Our purpose is to show the condition of the Mohammedan and Druze women in Syria to-day as far as it has been possible to ascertain the facts which have been gleaned from those most qualified to give them. From a casual survey one may very likely come to the conclusion that conditions in Syria are better and the lives of the women brighter than their co-religionists in other Mohammedan lands. There are happy homes (or so they seem at first sight) where there is immaculate cleanliness, where the mother looks well after the ways of her household and her children, is ready to receive her husband and kiss his hand when he returns from his work, where there is but one wife, and a contented and indulgent husband and father. When you come to look more closely you will find in almost every case that more or less light has come into these homes from Christian teaching or example. There are many instances on record of Mohammedan men testifying that the girls trained in Christian schools make the best wives. More than once have they come to thank and bless the Protestant teachers who have taught to their pupils such lessons of neatness, gentleness, obedience, and self-control. There are many Mohammedan men who are worthy to have refined, educated wives, and can appreciate the blessing of the homes such are capable of making. On the other hand, however, there is a very large proportion who need to be educated themselves in order to know how to treat such women and who have the deserved reputation of being brutal, sensual, unspeakably vile in language and behavior. Many of these belong to the better class in the large inland cities. The women who are at the mercy of the caprices and passions of such men are very greatly to be pitied.

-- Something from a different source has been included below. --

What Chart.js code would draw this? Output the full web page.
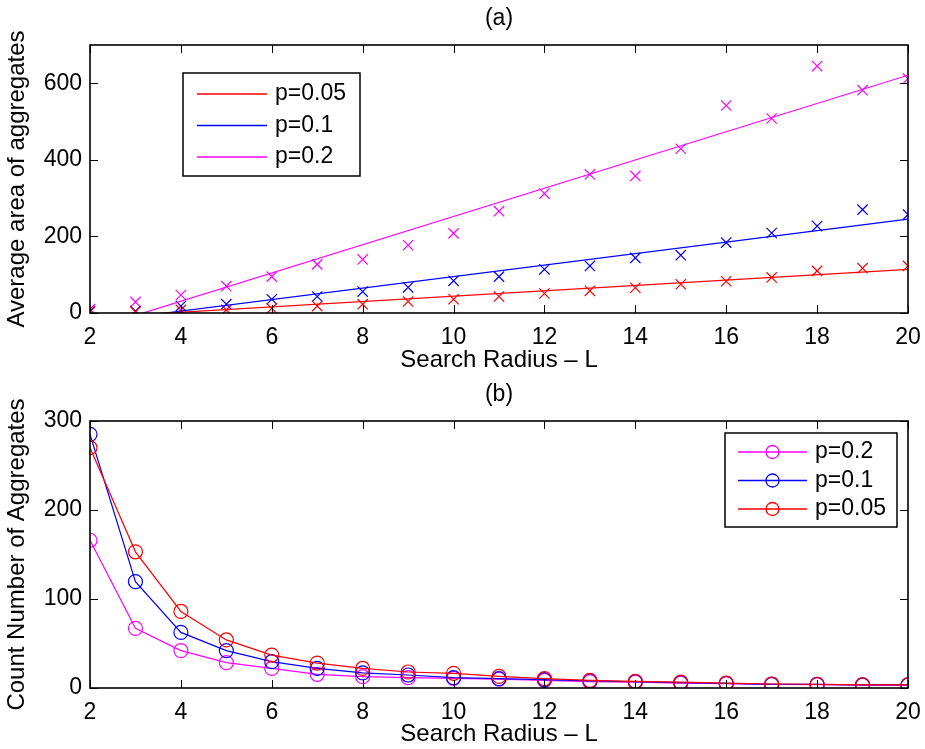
<!DOCTYPE html>
<html>
<head>
<meta charset="utf-8">
<script src="https://cdn.jsdelivr.net/npm/chart.js@4.4.1/dist/chart.umd.min.js"></script>
<style>
  html, body { margin: 0; padding: 0; background: #fff; }
  .box { position: relative; width: 925px; }
</style>
</head>
<body>
<div class="box" style="height:375px"><canvas id="chartA"></canvas></div>
<div class="box" style="height:374px"><canvas id="chartB"></canvas></div>
<script>
// search radius L
const radius = [2, 3, 4, 5, 6, 7, 8, 9, 10, 11, 12, 13, 14, 15, 16, 17, 18, 19, 20];

// (a) average area of aggregates
const areaP005 = [3, 3, 8, 8, 12, 18, 23, 30, 36, 43, 51, 58, 66, 75, 83, 93, 110, 117, 123];
const areaP01 = [5, 5, 18, 23, 36, 43, 56, 67, 84, 95, 114, 123, 144, 151, 184, 209, 227, 270, 257];
const areaP02 = [10, 29, 47, 70, 95, 127, 140, 177, 208, 266, 312, 362, 358, 429, 542, 508, 645, 582, 612];

// linear fits (end points)
const fitX = [2, 20];
const fitP005 = [-12, 114];
const fitP01 = [-25, 245];
const fitP02 = [-43, 621];

// (b) count number of aggregates
const countP02 = [166, 67, 42, 28.5, 22, 15.4, 12.7, 11.6, 10.9, 10, 8.5, 7, 6.5, 5.5, 5, 4, 3.8, 3.3, 3.2];
const countP01 = [285, 119.5, 62.5, 42, 29.6, 22, 17, 14.6, 11.6, 10.5, 9.5, 8, 7, 6, 5.2, 4.1, 4, 3.4, 3.4];
const countP005 = [270, 153, 86, 54, 37, 28, 22, 18, 16.5, 13, 10.5, 8.5, 7.5, 6.5, 5.5, 4.5, 4.2, 3.6, 3.5];

const xTicks = [2, 4, 6, 8, 10, 12, 14, 16, 18, 20];

const RED = '#ff0000', BLUE = '#0000ff', MAG = '#ff00ff';
const FONT = '"Liberation Sans", Arial, Helvetica, sans-serif';
const FS = 23;   // tick + legend text
const FT = 24;   // axis titles

const pts = (xs, ys) => xs.map((x, i) => ({x: x, y: ys[i]}));

// matlab style box: inward ticks on all four sides + title above
const frame = {
  id: 'frame',
  afterDatasetsDraw(chart, args, o) {
    const {ctx, chartArea: a, scales} = chart;
    const x = scales.x, y = scales.y;
    ctx.save();
    ctx.strokeStyle = '#000';
    ctx.lineWidth = 1;
    ctx.beginPath();
    x.ticks.forEach(t => {
      const px = Math.round(x.getPixelForValue(t.value)) + 0.5;
      ctx.moveTo(px, a.bottom); ctx.lineTo(px, a.bottom - 8);
      ctx.moveTo(px, a.top); ctx.lineTo(px, a.top + 8);
    });
    y.ticks.forEach(t => {
      const py = Math.round(y.getPixelForValue(t.value)) + 0.5;
      ctx.moveTo(a.left, py); ctx.lineTo(a.left + 8, py);
      ctx.moveTo(a.right, py); ctx.lineTo(a.right - 8, py);
    });
    ctx.stroke();
    ctx.lineWidth = 1.6;
    ctx.strokeRect(a.left, a.top, a.right - a.left, a.bottom - a.top);
    ctx.fillStyle = '#000';
    ctx.font = FS + 'px ' + FONT;
    ctx.textAlign = 'center';
    ctx.textBaseline = 'middle';
    ctx.fillText(o.title, (a.left + a.right) / 2, a.top - 26);
    ctx.restore();
  }
};

// boxed legend like matlab
const boxLegend = {
  id: 'boxLegend',
  afterDraw(chart, args, o) {
    const ctx = chart.ctx;
    ctx.save();
    ctx.fillStyle = '#fff';
    ctx.fillRect(o.left, o.top, o.width, o.height);
    ctx.strokeStyle = '#000';
    ctx.lineWidth = 1.5;
    ctx.strokeRect(o.left, o.top, o.width, o.height);
    ctx.font = FS + 'px ' + FONT;
    ctx.textAlign = 'left';
    ctx.textBaseline = 'middle';
    o.items.forEach((idx, i) => {
      const ds = chart.data.datasets[idx];
      const yy = o.firstRow + i * o.rowGap;
      ctx.beginPath();
      ctx.strokeStyle = ds.borderColor;
      ctx.lineWidth = 1.3;
      ctx.moveTo(o.lineStart, yy);
      ctx.lineTo(o.lineEnd, yy);
      ctx.stroke();
      if (o.marker) {
        ctx.beginPath();
        ctx.arc((o.lineStart + o.lineEnd) / 2, yy, o.marker, 0, Math.PI * 2);
        ctx.stroke();
      }
      ctx.fillStyle = '#000';
      ctx.fillText(ds.label, o.textX, yy);
    });
    ctx.restore();
  }
};

const axes = (yMax, yStep, yTitle, xHeight) => ({
  x: {
    type: 'linear', min: 2, max: 20,
    afterFit: s => { s.height = xHeight; },
    afterBuildTicks: s => { s.ticks = xTicks.map(v => ({value: v})); },
    grid: {display: false, drawTicks: true, tickLength: 11},
    border: {display: false},
    ticks: {color: '#000', padding: 0, font: {family: FONT, size: FS}, maxRotation: 0},
    title: {display: true, text: 'Search Radius – L', color: '#000', padding: {top: 0, bottom: 0}, font: {family: FONT, size: FT}}
  },
  y: {
    min: 0, max: yMax,
    afterFit: s => { s.width = 90; },
    grid: {display: false, drawTicks: false},
    border: {display: false},
    ticks: {color: '#000', padding: 8, stepSize: yStep, includeBounds: false, font: {family: FONT, size: FS}},
    title: {display: true, text: yTitle, color: '#000', padding: {top: 3, bottom: 0}, font: {family: FONT, size: FT}}
  }
});

const crossSet = (label, ys, color) => ({
  label: label, data: pts(radius, ys), showLine: false,
  pointStyle: 'crossRot', pointRadius: 7.3, pointBorderWidth: 1.2,
  borderColor: color, backgroundColor: color
});
const fitSet = (label, ys, color) => ({
  label: label, data: pts(fitX, ys), showLine: true, pointRadius: 0,
  borderColor: color, borderWidth: 1.2, backgroundColor: color
});

new Chart(document.getElementById('chartA'), {
  type: 'scatter',
  data: {
    datasets: [
      fitSet('p=0.05', fitP005, RED),
      fitSet('p=0.1', fitP01, BLUE),
      fitSet('p=0.2', fitP02, MAG),
      crossSet('p=0.05', areaP005, RED),
      crossSet('p=0.1', areaP01, BLUE),
      crossSet('p=0.2', areaP02, MAG)
    ]
  },
  options: {
    responsive: true, maintainAspectRatio: false, animation: false, devicePixelRatio: 1,
    layout: {padding: {left: 0, right: 17, top: 45, bottom: 0}},
    scales: axes(700, 200, 'Average area of aggregates', 62),
    plugins: {
      legend: {display: false}, tooltip: {enabled: false},
      frame: {title: '(a)'},
      boxLegend: {left: 183, top: 73, width: 177, height: 103, firstRow: 94, rowGap: 31.5,
                  lineStart: 197, lineEnd: 267, textX: 275, items: [0, 1, 2], marker: 0}
    }
  },
  plugins: [frame, boxLegend]
});

const circleSet = (label, ys, color, order) => ({
  label: label, data: pts(radius, ys), showLine: true, order: order,
  pointStyle: 'circle', pointRadius: 7, pointBorderWidth: 1.2,
  borderColor: color, borderWidth: 1.2, backgroundColor: 'rgba(0,0,0,0)', tension: 0
});

new Chart(document.getElementById('chartB'), {
  type: 'scatter',
  data: {
    datasets: [
      circleSet('p=0.2', countP02, MAG, 2),
      circleSet('p=0.1', countP01, BLUE, 1),
      circleSet('p=0.05', countP005, RED, 0)
    ]
  },
  options: {
    responsive: true, maintainAspectRatio: false, animation: false, devicePixelRatio: 1,
    layout: {padding: {left: 0, right: 17, top: 46, bottom: 0}},
    scales: axes(300, 100, 'Count Number of Aggregates', 61),
    plugins: {
      legend: {display: false}, tooltip: {enabled: false},
      frame: {title: '(b)'},
      boxLegend: {left: 725, top: 58, width: 172, height: 94, firstRow: 77, rowGap: 28.5,
                  lineStart: 738, lineEnd: 807, textX: 815, items: [0, 1, 2], marker: 6.5}
    }
  },
  plugins: [frame, boxLegend]
});
</script>
</body>
</html>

In the towns along the coast, where there is more enlightenment; the women have more freedom and seem outwardly happier than those who are more strictly secluded in the towns where Mohammedanism is the predominant influence. Freedom, however, is used as a comparative term, for the following was told to me to show what privileges are accorded under that name to the upper-class women in one of the smaller coast cities. They are allowed to go often, every day if they like, and sit by the graves in the Mohammedan cemetery. When you consider the fact that they are shrouded in their long "covers" or cloaks, with faces veiled, and that the cemetery is not a cheerful place, to say the least, and that it is the only place where they are allowed to go, this so-called "freedom" does not seem to be so very wonderful, after all. However, it is far better than being shut indoors all the time.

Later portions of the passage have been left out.